**WHAT YOU WILL DO:** Locate the word "source" in the entries below, then gather every line that holds it.

**GIVEN RECORDS:**
────────────────────────────────────────

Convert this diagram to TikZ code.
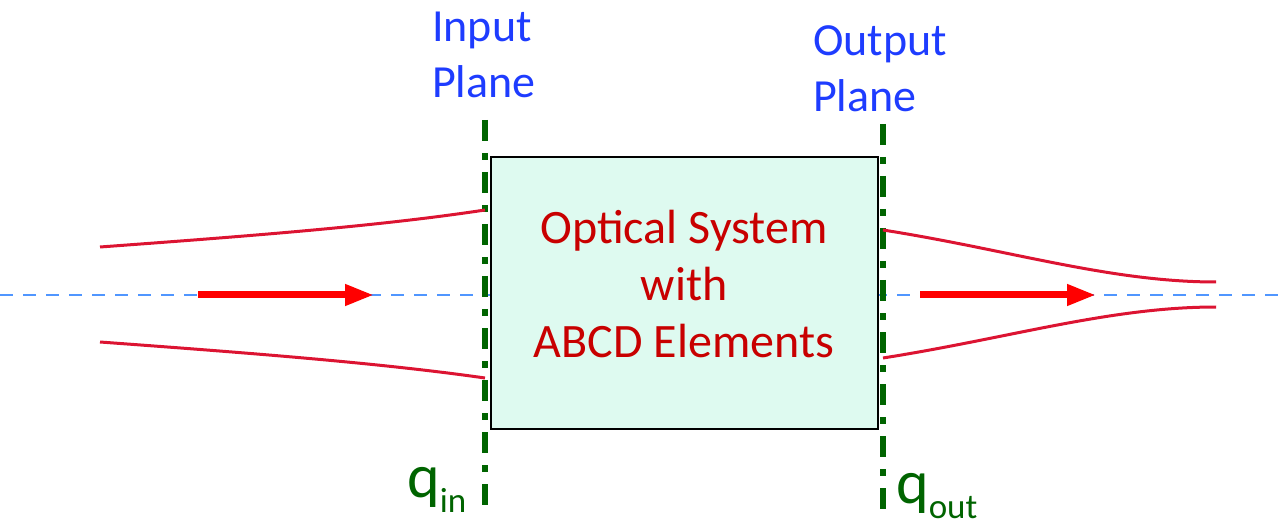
\documentclass[tikz,border=0pt]{standalone}
\usepackage{fontspec}
\setmainfont{Carlito}
\usetikzlibrary{arrows.meta}
\definecolor{beamred}{RGB}{220,20,50}
\definecolor{arrred}{RGB}{255,0,0}
\definecolor{axisblue}{RGB}{80,150,255}
\definecolor{planegreen}{RGB}{0,100,0}
\definecolor{labelblue}{RGB}{30,60,255}
\definecolor{sysred}{RGB}{200,0,0}
\definecolor{boxfill}{RGB}{222,250,240}
\tikzset{
  planeline/.style={draw=planegreen, line width=6pt, dash pattern=on 21pt off 12pt on 7pt off 12pt},
  beam/.style={draw=beamred, line width=3pt},
  prop/.style={draw=arrred, line width=7pt, -{Triangle[length=29pt,width=20pt]}},
  axisline/.style={draw=axisblue, line width=1.5pt, dash pattern=on 13pt off 10pt},
  planelabel/.style={text=labelblue, font=\fontsize{46}{56}\selectfont, align=left, inner sep=0pt, anchor=north west},
  qlabel/.style={text=planegreen, font=\fontsize{62}{62}\selectfont, inner sep=0pt, anchor=base west},
  sysbox/.style={draw=black, line width=1.5pt, fill=boxfill, minimum width=387pt, minimum height=272pt, inner sep=0pt},
  systext/.style={text=sysred, font=\fontsize{48}{57}\selectfont, align=center, inner sep=0pt}
}
\newcommand{\qsub}[1]{\raisebox{-15pt}{\fontsize{35}{35}\selectfont #1}}
\begin{document}
\begin{tikzpicture}[x=1pt,y=-1pt]
\useasboundingbox (0,0) rectangle (1281,526);
% axis
\coordinate (axL) at (0,295);
\coordinate (axR) at (1281,295);
\draw[axisline] (axL) -- (axR);
% system box
\node[sysbox] (sys) at (684.5,293) {};
\node[systext] (systxt) at (684,284) {Optical System\\with\\ABCD Elements};
% planes
\coordinate (inT) at (485,120);
\coordinate (inB) at (485,512);
\coordinate (outT) at (883,124);
\coordinate (outB) at (883,514);
\draw[planeline] (inT) -- (inB);
\draw[planeline] (outT) -- (outB);
% plane labels
\node[planelabel] (inlab) at (432,12) {Input\\Plane};
\node[planelabel] (outlab) at (813,25) {Output\\Plane};
\node[qlabel] (qin) at (407,497) {q\qsub{in}};
\node[qlabel] (qout) at (896,503) {q\qsub{out}};
% beams
\coordinate (b1s) at (100,247);
\coordinate (b1e) at (485,210);
\coordinate (b2s) at (100,342);
\coordinate (b2e) at (485,378);
\coordinate (b3s) at (883,230);
\coordinate (b3e) at (1216,282);
\coordinate (b4s) at (883,358);
\coordinate (b4e) at (1216,307);
\draw[beam] (b1s) .. controls (250,236) and (380,226) .. (b1e);
\draw[beam] (b2s) .. controls (250,353) and (380,363) .. (b2e);
\draw[beam] (b3s) .. controls (1010,250) and (1110,282) .. (b3e);
\draw[beam] (b4s) .. controls (1010,338) and (1110,307) .. (b4e);
% propagation arrows
\coordinate (a1s) at (198,295);
\coordinate (a1e) at (374,295);
\coordinate (a2s) at (920,295);
\coordinate (a2e) at (1096,295);
\draw[prop] (a1s) -- (a1e);
\draw[prop] (a2s) -- (a2e);
\end{tikzpicture}
\end{document}
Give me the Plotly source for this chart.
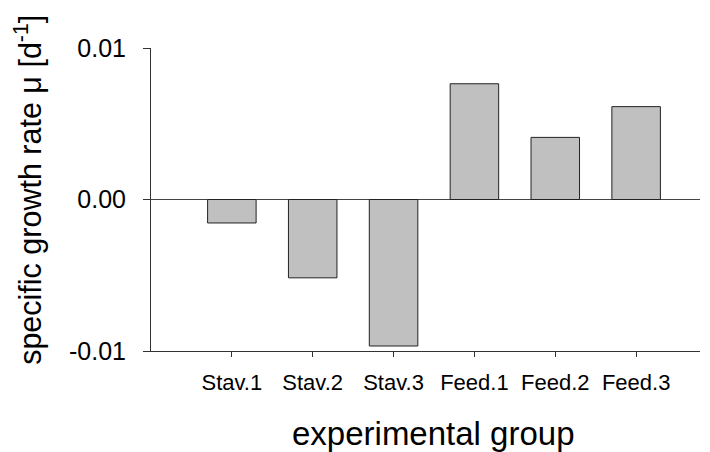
import plotly.graph_objects as go

groups = ["Stav.1", "Stav.2", "Stav.3", "Feed.1", "Feed.2", "Feed.3"]
growth_rate = [-0.00155, -0.00517, -0.00967, 0.00764, 0.0041, 0.00613]
y_tick_vals = [-0.01, 0.0, 0.01]
y_tick_text = ["-0.01", "0.00", "0.01"]

FONT = "Liberation Sans, Arial, sans-serif"

fig = go.Figure()
fig.add_trace(go.Bar(
    x=groups,
    y=growth_rate,
    width=0.6,
    marker=dict(color="#c0c0c0", line=dict(color="#222222", width=1)),
))

fig.update_layout(
    width=710, height=452,
    margin=dict(l=143, r=18, t=40, b=109),
    paper_bgcolor="white", plot_bgcolor="white",
    showlegend=False,
    font=dict(family=FONT, color="black"),
    xaxis=dict(
        type="category",
        range=[-1, 5.79],
        showline=True, linecolor="#333333", linewidth=1,
        ticks="outside", ticklen=5, tickcolor="#333333",
        tickfont=dict(size=22, family=FONT),
        ticklabelstandoff=7,
        showgrid=False, zeroline=False,
    ),
    yaxis=dict(
        range=[-0.01, 0.01],
        tickvals=y_tick_vals, ticktext=y_tick_text,
        showline=True, linecolor="#333333", linewidth=1,
        ticks="outside", ticklen=7, tickcolor="#333333",
        tickfont=dict(size=25, family=FONT),
        ticklabelstandoff=12,
        showgrid=True, gridcolor="#333333", gridwidth=1,
        zeroline=True, zerolinecolor="#444444", zerolinewidth=1,
    ),
    annotations=[
        dict(text="specific growth rate μ [d<sup>-1</sup>]",
             xref="paper", yref="paper", x=-0.2234, y=0.533,
             xanchor="center", yanchor="middle", textangle=-90,
             showarrow=False, font=dict(size=30.5, family=FONT)),
        dict(text="experimental group",
             xref="paper", yref="paper", x=0.515, y=-0.271,
             xanchor="center", yanchor="middle",
             showarrow=False, font=dict(size=33, family=FONT)),
    ],
)

fig.write_html("out.html")
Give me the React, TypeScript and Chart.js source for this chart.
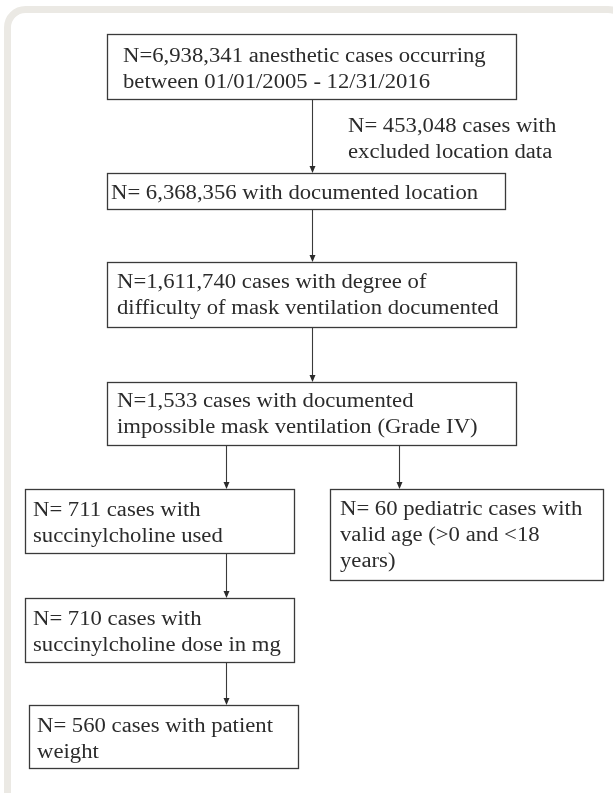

────────────────────────────────────────

**RESULT OF THIS TASK:**
Give me the Plotly source for this chart.
Give me the React, TypeScript and Chart.js source for this chart.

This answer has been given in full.